To that end, we are working to build into our approach the idea of continuous improvement so that we assess as we go, recalibrate, and continue to push forward in an effort to thoughtfully incorporate effective and relevant technologies into instruction. This notion of continuous improvement is a key component of reinvigorating Cal Poly's educational effectiveness to meet our students' needs today, so that they can be successful leaders in tomorrow's society.

The new reality of today's technological society demands that all graduates be prepared with technological competencies, regardless of their major and their career plans. Our response to that imperative is to embed a form of "technology across the curriculum" into the university's academic vision. This is best captured in the language of the strategic plan: "Cal Poly will define all majors as 'polytechnic' having depth of expertise in the professional or academic discipline, and breadth, balance and literacy in technology, the arts and sciences, integrated seamlessly to prepare whole-system-thinker graduates."

When our students graduate—whether their major is engineering or English, architecture or art, computer science or chemistry—they should possess not only the competitive technology skills that are essential for their personal and professional lives but also the ability to critically evaluate today's technologies and to assess those that will emerge in the future. Our students should be able to provide leadership in selecting and using technology ethically and sustainably from personal, societal, and global perspectives. This re-envisioning of polytechnic literacy as a core competency for an educated citizen adds a new dimension to Cal Poly's efforts to incorporate technology into instruction.
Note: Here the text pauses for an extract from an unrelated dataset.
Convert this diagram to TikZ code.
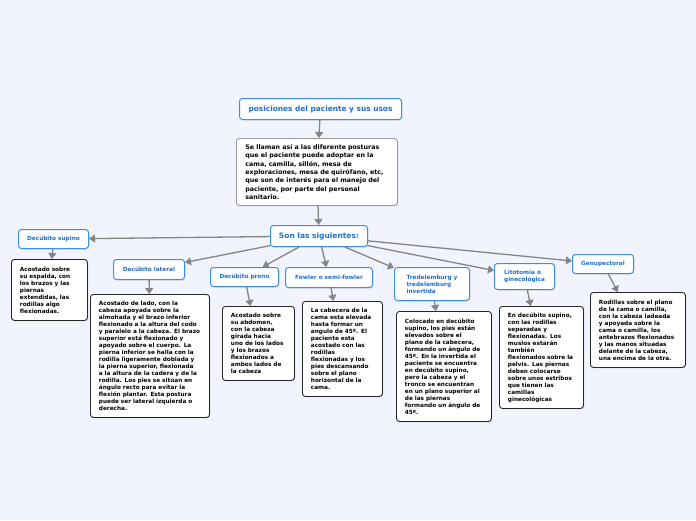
\documentclass[tikz,border=0pt]{standalone}
\usepackage{fontspec}
\setmainfont{DejaVu Sans}
\usetikzlibrary{arrows.meta,shadows}
\definecolor{bg}{HTML}{F1F4FD}
\definecolor{bblue}{HTML}{3A8EE6}
\definecolor{tblue}{HTML}{1F6FD0}
\definecolor{arr}{HTML}{858585}
\begin{document}
\begin{tikzpicture}[x=1pt,y=-1pt,
 shad/.style={drop shadow={opacity=0.2,shadow xshift=0.8pt,shadow yshift=-1pt}},
 lab/.style={draw=bblue, line width=1pt, fill=white, rounded corners=3pt, text=tblue,
   font=\bfseries\fontsize{5.75}{7}\selectfont, align=left, anchor=north west, inner sep=2pt, shad},
 sub/.style={draw=black!85, line width=0.9pt, fill=white, rounded corners=3pt,
   font=\bfseries\fontsize{5.75}{7}\selectfont, align=left, anchor=north west,
   inner xsep=8.5pt, inner ysep=2pt, shad},
 con/.style={draw=arr, line width=1.3pt, -{Triangle[length=6pt,width=8pt]}}
]
\path[fill=bg] (0,0) rectangle (696,520);

\node[lab, minimum width=162pt, minimum height=21pt, font=\bfseries\fontsize{7.4}{9}\selectfont] (title) at (239,98) {posiciones del paciente y sus usos};
\node[sub, draw=black!40, inner xsep=9pt, text width=143pt, minimum height=67pt, font=\bfseries\fontsize{6.3}{8.3}\selectfont] (desc) at (236,138)
 {Se llaman así a las diferente posturas\\que el paciente puede adoptar en la\\cama, camilla, sillón, mesa de\\exploraciones, mesa de quirófano, etc,\\que son de interés para el manejo del\\paciente, por parte del personal\\sanitario.};
\node[lab, minimum width=97pt, minimum height=21pt, font=\bfseries\fontsize{7.5}{9}\selectfont] (son) at (270,225) {Son las siguientes:};

\node[lab, minimum width=70pt, minimum height=19pt] (supino) at (18,229) {Decúbito supino};
\node[lab, minimum width=71pt, minimum height=20pt] (lateral) at (113,259) {Decúbito lateral};
\node[lab, minimum width=68pt, minimum height=19pt] (prono) at (210,267) {Decúbito prono};
\node[lab, minimum width=87pt, minimum height=20pt] (fowler) at (285,267) {Fowler o semi-fowler};
\node[lab, minimum width=75pt, minimum height=33pt] (tred) at (394,267) {Tredelemburg y\\tredelemburg\\invertida};
\node[lab, minimum width=60pt, minimum height=26pt] (lito) at (494,263) {Litotomía o\\ginecológica};
\node[lab, minimum width=61pt, minimum height=19pt] (genu) at (572,254) {Genupectoral};

\node[sub, text width=59pt, minimum height=61pt] (ssupino) at (11,259)
 {Acostado sobre\\su espalda, con\\los brazos y las\\piernas\\extendidas, las\\rodillas algo\\flexionadas.};
\node[sub, text width=102pt, minimum height=123pt] (slateral) at (90,294)
 {Acostado de lado, con la\\cabeza apoyada sobre la\\almohada y el brazo inferior\\flexionado a la altura del codo\\y paralelo a la cabeza. El brazo\\superior está flexionado y\\apoyado sobre el cuerpo. La\\pierna inferior se halla con la\\rodilla ligeramente doblada y\\la pierna superior, flexionada\\a la altura de la cadera y de la\\rodilla. Los pies se sitúan en\\ángulo recto para evitar la\\flexión plantar. Esta postura\\puede ser lateral izquierda o\\derecha.};
\node[sub, text width=55pt, minimum height=74pt] (sprono) at (222,306)
 {Acostado sobre\\su abdomen,\\con la cabeza\\girada hacia\\uno de los lados\\y los brazos\\flexionados a\\ambos lados de\\la cabeza};
\node[sub, text width=63pt, minimum height=95pt] (sfowler) at (302,301)
 {La cabecera de la\\cama esta elevada\\hasta formar un\\angulo de 45º. El\\paciente esta\\acostado con las\\rodillas\\flexionadas y los\\pies descansando\\sobre el plano\\horizontal de la\\cama.};
\node[sub, text width=78pt, minimum height=110pt] (stred) at (396,311)
 {Colocado en decúbito\\supino, los pies están\\elevados sobre el\\plano de la cabecera,\\formando un ángulo de\\45º. En la invertida el\\paciente se encuentra\\en decúbito supino,\\pero la cabeza y el\\tronco se encuentran\\en un plano superior al\\de las piernas\\formando un ángulo de\\45º.};
\node[sub, text width=67pt, minimum height=102pt] (slito) at (499,306)
 {En decúbito supino,\\con las rodillas\\separadas y\\flexionadas. Los\\muslos estarán\\también\\flexionados sobre la\\pelvis. Las piernas\\deben colocarse\\sobre unos estribos\\que tienen las\\camillas\\ginecológicas};
\node[sub, text width=78pt, minimum height=75pt] (sgenu) at (590,292)
 {Rodillas sobre el plano\\de la cama o camilla,\\con la cabeza ladeada\\y apoyada sobre la\\cama o camilla, los\\antebrazos flexionados\\y las manos situadas\\delante de la cabeza,\\una encima de la otra.};

\draw[con] (title) -- (desc);
\draw[con] (desc) -- (son);
\foreach \t in {supino,lateral,prono,fowler,tred,lito,genu}{
  \draw[con] (son) -- (\t);
}
\draw[con] (supino) -- (ssupino);
\draw[con] (lateral) -- (slateral);
\draw[con] (prono) -- (sprono);
\draw[con] (fowler) -- (sfowler);
\draw[con] (tred) -- (stred);
\draw[con] (lito) -- (slito);
\draw[con] (genu) -- (sgenu);
\end{tikzpicture}
\end{document}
It means that instructional technologies should provide opportunities to enhance student learning, along with the mechanism and a model for infusing polytechnic competencies throughout the curriculum.

Of course, as is true on many other campuses, there is great excitement at Cal Poly about how innovative instructional technologies and online resources can improve student learning. That enthusiasm was apparent last spring at a President's Cabinet meeting, which was open to the campus community. With the theme "Leveraging Technology to Enhance Student Learning," we highlighted the work of Cal Poly faculty members who are already incorporating technology into their teaching. In addition, leaders from other campuses across the country described their impressive technology-related accomplishments. Finally, representatives from a spectrum of industries talked about their current pushes to leverage technology in their companies and detailed the competencies they expect of their employees.
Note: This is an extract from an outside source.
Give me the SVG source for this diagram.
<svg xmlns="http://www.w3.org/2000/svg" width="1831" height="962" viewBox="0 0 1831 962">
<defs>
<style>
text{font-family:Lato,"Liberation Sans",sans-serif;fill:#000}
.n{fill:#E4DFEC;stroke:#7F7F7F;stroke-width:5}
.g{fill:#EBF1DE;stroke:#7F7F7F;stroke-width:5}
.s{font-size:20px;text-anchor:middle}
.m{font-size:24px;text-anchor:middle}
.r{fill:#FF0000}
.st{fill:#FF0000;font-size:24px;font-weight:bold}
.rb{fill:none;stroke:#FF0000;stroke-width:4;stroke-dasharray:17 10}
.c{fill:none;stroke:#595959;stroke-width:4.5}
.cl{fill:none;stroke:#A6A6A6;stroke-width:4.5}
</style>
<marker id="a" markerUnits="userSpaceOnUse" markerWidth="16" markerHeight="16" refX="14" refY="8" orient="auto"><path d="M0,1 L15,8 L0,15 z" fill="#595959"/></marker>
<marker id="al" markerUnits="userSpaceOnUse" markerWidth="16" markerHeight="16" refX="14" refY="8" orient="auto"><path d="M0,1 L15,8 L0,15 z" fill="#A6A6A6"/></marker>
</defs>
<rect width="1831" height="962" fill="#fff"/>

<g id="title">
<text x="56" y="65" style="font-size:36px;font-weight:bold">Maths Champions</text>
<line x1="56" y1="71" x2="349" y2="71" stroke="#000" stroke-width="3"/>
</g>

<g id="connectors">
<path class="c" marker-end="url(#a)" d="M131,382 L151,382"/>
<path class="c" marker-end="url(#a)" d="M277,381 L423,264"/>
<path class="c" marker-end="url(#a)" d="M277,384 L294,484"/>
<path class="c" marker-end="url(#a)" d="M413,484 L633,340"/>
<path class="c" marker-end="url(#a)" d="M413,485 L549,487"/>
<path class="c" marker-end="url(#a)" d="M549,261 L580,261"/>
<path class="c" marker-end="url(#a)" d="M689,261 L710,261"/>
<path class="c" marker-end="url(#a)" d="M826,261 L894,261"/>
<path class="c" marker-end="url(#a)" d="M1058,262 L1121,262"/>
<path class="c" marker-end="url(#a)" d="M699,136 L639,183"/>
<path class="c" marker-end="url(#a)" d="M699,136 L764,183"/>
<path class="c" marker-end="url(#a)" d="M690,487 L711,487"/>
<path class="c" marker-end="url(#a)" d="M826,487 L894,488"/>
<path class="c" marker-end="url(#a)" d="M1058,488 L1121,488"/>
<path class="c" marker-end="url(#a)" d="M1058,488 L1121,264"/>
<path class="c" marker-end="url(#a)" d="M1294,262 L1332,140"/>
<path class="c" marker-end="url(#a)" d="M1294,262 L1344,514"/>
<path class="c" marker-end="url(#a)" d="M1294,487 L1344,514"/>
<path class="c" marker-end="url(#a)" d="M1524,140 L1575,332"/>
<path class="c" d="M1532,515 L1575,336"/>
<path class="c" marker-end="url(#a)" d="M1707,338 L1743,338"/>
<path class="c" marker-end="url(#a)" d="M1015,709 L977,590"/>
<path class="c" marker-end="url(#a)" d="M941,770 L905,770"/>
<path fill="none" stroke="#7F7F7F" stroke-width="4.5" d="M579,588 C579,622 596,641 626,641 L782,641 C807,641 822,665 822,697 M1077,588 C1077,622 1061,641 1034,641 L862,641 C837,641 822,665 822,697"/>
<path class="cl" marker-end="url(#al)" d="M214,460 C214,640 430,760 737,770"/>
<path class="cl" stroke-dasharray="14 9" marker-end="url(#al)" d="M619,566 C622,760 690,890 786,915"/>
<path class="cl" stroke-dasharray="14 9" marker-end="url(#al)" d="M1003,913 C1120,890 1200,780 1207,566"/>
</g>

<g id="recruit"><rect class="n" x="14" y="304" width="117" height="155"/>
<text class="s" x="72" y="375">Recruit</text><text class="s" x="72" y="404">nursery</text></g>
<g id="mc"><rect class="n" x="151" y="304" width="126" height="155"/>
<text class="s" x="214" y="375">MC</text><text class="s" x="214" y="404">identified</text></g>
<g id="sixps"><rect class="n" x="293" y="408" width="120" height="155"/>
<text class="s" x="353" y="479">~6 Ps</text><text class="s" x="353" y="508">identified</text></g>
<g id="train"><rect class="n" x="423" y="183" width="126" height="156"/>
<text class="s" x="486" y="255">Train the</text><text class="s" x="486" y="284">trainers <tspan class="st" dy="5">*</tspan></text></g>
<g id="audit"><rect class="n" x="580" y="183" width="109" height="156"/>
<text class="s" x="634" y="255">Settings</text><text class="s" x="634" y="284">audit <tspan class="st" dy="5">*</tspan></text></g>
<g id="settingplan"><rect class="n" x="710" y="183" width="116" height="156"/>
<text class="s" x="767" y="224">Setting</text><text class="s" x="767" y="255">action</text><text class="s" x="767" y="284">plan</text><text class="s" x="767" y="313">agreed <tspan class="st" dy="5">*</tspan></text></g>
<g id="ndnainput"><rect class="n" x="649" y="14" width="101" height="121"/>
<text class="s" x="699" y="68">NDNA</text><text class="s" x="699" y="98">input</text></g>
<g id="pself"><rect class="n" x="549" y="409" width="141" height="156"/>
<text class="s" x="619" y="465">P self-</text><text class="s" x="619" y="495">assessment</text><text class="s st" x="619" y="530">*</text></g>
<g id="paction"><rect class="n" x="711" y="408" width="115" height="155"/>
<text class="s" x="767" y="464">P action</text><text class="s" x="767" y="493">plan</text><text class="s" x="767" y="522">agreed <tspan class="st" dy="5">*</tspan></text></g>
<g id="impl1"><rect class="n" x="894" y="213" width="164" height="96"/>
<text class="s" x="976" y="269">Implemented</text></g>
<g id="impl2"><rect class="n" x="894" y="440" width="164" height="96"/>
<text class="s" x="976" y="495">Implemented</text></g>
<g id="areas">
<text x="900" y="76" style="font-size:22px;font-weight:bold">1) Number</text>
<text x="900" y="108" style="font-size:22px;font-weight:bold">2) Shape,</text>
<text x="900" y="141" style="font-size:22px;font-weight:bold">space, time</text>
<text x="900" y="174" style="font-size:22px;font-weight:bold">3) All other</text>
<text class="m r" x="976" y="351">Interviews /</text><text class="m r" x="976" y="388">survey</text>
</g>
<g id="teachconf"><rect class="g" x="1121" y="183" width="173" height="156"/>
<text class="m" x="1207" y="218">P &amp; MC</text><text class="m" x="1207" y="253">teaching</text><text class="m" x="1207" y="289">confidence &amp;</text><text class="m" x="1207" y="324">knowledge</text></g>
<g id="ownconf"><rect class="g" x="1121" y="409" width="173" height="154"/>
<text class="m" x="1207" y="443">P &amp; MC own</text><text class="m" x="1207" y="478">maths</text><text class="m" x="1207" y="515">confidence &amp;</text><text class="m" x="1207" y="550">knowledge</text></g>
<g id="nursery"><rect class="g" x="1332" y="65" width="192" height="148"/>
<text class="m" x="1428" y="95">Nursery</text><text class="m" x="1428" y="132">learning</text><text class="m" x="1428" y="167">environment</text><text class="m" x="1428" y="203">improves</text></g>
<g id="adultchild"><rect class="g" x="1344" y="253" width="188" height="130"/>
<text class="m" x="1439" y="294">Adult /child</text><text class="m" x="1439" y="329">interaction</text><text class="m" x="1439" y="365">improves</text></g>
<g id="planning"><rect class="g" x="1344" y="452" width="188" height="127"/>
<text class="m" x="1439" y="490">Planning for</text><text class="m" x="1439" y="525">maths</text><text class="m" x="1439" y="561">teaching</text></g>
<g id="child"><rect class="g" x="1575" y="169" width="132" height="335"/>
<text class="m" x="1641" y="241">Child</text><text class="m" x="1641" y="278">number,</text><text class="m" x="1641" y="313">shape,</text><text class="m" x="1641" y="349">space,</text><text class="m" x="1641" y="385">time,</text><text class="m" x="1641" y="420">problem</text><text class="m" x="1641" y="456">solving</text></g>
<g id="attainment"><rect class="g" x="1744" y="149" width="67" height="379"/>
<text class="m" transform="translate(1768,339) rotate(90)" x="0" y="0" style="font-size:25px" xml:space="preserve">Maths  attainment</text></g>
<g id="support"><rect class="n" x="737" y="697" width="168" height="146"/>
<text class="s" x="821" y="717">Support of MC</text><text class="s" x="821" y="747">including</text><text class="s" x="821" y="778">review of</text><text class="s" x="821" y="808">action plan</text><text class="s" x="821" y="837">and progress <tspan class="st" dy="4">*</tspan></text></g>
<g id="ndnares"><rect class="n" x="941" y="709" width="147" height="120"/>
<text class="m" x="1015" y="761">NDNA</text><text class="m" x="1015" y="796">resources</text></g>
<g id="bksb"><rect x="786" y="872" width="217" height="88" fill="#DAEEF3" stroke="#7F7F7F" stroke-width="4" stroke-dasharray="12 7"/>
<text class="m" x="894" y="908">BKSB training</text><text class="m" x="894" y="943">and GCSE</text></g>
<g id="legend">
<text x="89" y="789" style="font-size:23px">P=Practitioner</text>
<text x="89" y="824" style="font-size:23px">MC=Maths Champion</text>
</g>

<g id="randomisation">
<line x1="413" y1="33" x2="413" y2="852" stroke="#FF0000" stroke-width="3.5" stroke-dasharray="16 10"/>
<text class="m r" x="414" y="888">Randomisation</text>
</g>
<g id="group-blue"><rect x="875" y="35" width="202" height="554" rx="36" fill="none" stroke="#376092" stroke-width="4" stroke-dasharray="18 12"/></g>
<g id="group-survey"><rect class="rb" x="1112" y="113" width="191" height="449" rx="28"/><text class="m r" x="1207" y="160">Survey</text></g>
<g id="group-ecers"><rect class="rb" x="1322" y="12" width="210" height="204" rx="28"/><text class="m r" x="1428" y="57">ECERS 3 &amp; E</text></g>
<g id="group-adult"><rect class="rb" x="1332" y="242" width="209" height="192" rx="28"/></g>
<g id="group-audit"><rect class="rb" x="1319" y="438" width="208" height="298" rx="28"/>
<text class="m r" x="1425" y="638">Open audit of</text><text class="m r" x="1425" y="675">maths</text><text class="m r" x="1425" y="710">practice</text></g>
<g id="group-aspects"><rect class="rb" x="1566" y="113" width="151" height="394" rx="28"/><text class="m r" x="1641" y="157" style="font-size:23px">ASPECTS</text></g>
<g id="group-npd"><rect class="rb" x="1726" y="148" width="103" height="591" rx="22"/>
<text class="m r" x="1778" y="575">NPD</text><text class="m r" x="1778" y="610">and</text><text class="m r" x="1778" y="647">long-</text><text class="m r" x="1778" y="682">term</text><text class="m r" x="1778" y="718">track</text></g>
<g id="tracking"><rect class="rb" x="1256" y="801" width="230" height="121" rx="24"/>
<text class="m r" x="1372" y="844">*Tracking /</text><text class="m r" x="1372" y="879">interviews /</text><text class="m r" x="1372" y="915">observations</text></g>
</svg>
Momentum is clearly building at Cal Poly for innovative methods of applying technology in instruction. The Academic Senate passed an e-learning policy to recognize faculty members' growing interest in—and the importance of quality for—the design and teaching of online and blended courses. The campus teaching center was recently incorporated into the newly created Academic Technology unit, thus consolidating resources for exemplary teaching practices and support for instructional technologies. This partnership will help to ensure that the university's academic rigor will remain high even as the specific instructional methods and technologies evolve for blended and online instruction.

It is specifically through this support of faculty that Cal Poly can accelerate its progress toward a campus-wide polytechnic commitment. To this end, more opportunities are planned to help faculty strengthen their use of instructional technologies and hone their abilities to infuse a broad set of technological competencies into student learning experiences. To effectively leverage technology, faculty need to be able to make informed decisions about the specific instructional and professionally relevant technologies they will employ for achieving the desired student learning outcomes and objectives. Faculty can make effective decisions only if they are able to critically analyze the benefits and tradeoffs of the various technological options and then couple those options with appropriate instructional methods.

Accordingly, faculty across all disciplines must have "breadth, balance and literacy in technology" to be able to apply principles of critical analysis to technologies for instructional use, much as Cal Poly strives to foster "breadth, balance and literacy in technology" among all its students. As more faculty engage this challenge, the result will be instruction that reflects the exemplary design and effective use of technology for clear learning goals. In addition, faculty will be able to model for their students how to incorporate polytechnic competencies into learning activities, thus embedding the skills in learning outcomes. This is an example of Cal Poly's enduring "Learn by Doing" principle. Faculty members' polytechnic literacy will show students, firsthand, how to apply these skills as an essential part of their learning process—over multiple classes and throughout their degree program.

As a residential campus, we have an appreciation for nurturing a meaningful "sense of place" in which learning occurs not just in the classroom but in the field, in the community, and online. We see selective and informed use of technology as critical to enriching the learning environment and students' connections with each other and their professors wherever learning occurs. If we intend for all students to develop polytechnic competencies, their degree should include broad experiences in many courses—and in co-curricular activities—where faculty are modeling real-world technological competencies and weaving those principles into course goals and learning outcomes. Online instruction, with all of its advantages for student access and instructional efficiencies, is thus a complementary component of Cal Poly's more comprehensive polytechnic approach.

Amid this wave of opportunity triggered by seismic changes in technology, we are working to keep the best of what Cal Poly has always been while simultaneously working to create the best of what the university can become. This is an ambitious agenda—one that will take time and ongoing work to achieve its full promise. But we are confident that we are moving in the right direction. Our polytechnic identity, coupled with the "Learn by Doing" philosophy of instruction, has earned Cal Poly a strong reputation for producing resourceful professionals and innovative leaders. As employers have noted: "Cal Poly graduates have two hands on the problem and both feet on the ground." By re-envisioning our current polytechnic commitment, we can continue this tradition of success for future graduates.